* JOB *
Tally the lines holding the string "React" and reply with that number alone.

* DATA *
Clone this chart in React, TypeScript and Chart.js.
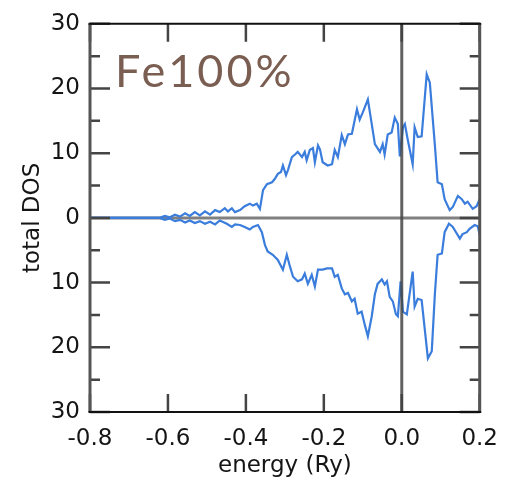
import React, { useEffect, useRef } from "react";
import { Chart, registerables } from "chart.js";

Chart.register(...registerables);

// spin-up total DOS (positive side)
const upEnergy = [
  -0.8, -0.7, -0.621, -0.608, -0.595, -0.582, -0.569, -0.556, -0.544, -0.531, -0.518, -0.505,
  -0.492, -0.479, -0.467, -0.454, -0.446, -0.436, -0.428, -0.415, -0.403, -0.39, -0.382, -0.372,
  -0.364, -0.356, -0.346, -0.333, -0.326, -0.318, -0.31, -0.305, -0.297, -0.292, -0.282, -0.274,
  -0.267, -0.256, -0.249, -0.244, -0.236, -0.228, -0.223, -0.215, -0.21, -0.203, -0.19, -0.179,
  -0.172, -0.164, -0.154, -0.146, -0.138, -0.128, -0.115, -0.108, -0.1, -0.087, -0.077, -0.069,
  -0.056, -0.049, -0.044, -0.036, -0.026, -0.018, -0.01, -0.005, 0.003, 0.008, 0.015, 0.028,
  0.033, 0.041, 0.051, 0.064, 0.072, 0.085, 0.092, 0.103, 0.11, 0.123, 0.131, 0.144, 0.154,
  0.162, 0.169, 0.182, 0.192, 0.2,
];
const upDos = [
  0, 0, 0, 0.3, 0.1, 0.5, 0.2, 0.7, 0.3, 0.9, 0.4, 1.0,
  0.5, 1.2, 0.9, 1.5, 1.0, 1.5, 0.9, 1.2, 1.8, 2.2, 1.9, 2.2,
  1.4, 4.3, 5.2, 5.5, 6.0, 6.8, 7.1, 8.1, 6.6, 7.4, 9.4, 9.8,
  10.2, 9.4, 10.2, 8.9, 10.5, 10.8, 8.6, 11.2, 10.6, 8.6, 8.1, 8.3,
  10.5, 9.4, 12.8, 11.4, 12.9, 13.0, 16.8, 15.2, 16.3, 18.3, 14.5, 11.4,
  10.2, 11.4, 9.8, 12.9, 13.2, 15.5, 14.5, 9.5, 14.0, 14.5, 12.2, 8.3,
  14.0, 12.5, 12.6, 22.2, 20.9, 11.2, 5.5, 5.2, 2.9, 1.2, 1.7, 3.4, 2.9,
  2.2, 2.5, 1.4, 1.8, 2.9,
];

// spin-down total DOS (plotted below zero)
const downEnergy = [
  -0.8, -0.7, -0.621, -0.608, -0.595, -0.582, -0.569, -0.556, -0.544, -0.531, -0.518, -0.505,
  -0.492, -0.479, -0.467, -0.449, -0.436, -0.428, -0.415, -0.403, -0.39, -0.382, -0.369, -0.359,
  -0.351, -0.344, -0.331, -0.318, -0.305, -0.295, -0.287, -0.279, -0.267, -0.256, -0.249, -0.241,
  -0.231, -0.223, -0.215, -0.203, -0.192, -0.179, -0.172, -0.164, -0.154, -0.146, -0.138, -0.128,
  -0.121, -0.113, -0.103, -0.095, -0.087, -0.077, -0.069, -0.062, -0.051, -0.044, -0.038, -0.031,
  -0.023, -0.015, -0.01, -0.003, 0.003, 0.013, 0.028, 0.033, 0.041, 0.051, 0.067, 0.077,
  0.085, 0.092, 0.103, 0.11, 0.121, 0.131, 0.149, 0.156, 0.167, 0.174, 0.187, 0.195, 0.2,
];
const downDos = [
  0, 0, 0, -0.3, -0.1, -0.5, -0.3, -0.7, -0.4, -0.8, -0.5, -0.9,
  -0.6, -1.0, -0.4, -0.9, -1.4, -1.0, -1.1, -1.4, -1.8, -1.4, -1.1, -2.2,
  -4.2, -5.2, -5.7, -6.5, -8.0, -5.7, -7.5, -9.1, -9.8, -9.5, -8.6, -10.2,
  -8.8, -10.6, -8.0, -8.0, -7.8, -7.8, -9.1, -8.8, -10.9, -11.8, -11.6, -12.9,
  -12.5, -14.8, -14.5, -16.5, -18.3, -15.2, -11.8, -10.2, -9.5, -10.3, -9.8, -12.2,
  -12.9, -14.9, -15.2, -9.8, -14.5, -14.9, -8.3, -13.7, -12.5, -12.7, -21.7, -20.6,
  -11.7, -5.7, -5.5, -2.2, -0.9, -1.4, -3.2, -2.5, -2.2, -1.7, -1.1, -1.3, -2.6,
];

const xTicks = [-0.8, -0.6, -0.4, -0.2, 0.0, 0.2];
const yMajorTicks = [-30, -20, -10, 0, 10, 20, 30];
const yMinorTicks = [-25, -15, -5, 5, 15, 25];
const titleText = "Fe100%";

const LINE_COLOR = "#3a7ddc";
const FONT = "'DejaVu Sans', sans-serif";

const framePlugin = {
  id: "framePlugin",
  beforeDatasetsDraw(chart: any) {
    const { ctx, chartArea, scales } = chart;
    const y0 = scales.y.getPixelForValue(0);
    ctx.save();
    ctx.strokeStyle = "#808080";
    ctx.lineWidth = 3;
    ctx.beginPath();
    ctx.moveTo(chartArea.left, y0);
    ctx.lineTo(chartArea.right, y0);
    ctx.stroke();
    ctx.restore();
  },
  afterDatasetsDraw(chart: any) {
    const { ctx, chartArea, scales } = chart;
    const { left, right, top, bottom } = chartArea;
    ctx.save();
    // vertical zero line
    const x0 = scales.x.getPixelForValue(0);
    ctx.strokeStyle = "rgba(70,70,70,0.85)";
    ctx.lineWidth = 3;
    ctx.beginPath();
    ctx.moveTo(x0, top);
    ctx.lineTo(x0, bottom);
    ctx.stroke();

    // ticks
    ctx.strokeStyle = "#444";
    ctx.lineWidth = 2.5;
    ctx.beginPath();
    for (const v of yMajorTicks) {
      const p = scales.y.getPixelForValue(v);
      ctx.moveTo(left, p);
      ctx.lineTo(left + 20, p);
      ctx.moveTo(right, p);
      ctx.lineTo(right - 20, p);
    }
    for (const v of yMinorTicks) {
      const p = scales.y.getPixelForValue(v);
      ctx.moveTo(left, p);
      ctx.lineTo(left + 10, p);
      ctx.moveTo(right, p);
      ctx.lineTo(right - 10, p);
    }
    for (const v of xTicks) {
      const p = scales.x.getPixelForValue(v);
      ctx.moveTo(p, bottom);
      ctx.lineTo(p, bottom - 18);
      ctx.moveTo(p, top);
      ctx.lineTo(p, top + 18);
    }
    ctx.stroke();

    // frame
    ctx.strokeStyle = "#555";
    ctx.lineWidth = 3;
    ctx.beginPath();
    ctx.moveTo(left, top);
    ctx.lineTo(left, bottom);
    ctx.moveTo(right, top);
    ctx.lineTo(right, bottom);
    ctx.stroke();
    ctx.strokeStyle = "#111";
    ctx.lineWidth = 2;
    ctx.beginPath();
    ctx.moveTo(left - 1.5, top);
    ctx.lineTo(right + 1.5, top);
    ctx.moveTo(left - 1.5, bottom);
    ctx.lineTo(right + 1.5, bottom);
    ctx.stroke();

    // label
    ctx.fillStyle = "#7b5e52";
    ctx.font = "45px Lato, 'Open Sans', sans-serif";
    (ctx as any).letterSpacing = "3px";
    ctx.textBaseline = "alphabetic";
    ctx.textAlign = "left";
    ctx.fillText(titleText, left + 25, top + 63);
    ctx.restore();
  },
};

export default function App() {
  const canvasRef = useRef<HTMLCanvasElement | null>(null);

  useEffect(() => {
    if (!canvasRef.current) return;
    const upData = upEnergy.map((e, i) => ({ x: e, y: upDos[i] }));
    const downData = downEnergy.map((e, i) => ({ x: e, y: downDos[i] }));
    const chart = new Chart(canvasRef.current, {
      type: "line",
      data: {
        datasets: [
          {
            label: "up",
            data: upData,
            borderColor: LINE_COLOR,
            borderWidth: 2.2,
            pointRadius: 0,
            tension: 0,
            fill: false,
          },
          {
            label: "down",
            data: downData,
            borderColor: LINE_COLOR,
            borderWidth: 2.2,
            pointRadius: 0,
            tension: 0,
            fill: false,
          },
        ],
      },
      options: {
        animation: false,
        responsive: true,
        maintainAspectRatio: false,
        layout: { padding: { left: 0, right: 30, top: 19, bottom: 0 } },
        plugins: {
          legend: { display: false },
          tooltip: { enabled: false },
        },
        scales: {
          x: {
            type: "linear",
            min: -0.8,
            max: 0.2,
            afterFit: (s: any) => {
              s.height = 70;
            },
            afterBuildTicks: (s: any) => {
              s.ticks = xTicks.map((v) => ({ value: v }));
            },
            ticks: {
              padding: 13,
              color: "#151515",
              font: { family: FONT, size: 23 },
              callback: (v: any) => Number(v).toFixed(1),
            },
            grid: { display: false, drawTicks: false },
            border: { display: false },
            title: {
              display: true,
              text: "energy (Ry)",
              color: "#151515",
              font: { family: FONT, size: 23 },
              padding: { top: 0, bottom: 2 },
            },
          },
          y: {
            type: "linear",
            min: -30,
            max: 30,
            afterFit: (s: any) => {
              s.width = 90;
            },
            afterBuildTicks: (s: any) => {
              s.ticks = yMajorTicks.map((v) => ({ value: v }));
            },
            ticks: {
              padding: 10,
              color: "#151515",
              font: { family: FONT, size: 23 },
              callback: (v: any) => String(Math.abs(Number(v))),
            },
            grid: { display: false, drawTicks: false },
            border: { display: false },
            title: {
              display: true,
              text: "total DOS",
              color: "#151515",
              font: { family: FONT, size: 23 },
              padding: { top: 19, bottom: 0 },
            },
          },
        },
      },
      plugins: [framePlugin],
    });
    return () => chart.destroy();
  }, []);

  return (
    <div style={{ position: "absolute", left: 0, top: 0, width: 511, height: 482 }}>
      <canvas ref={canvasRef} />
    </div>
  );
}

* SOLUTION TO THIS EXERCISE *
2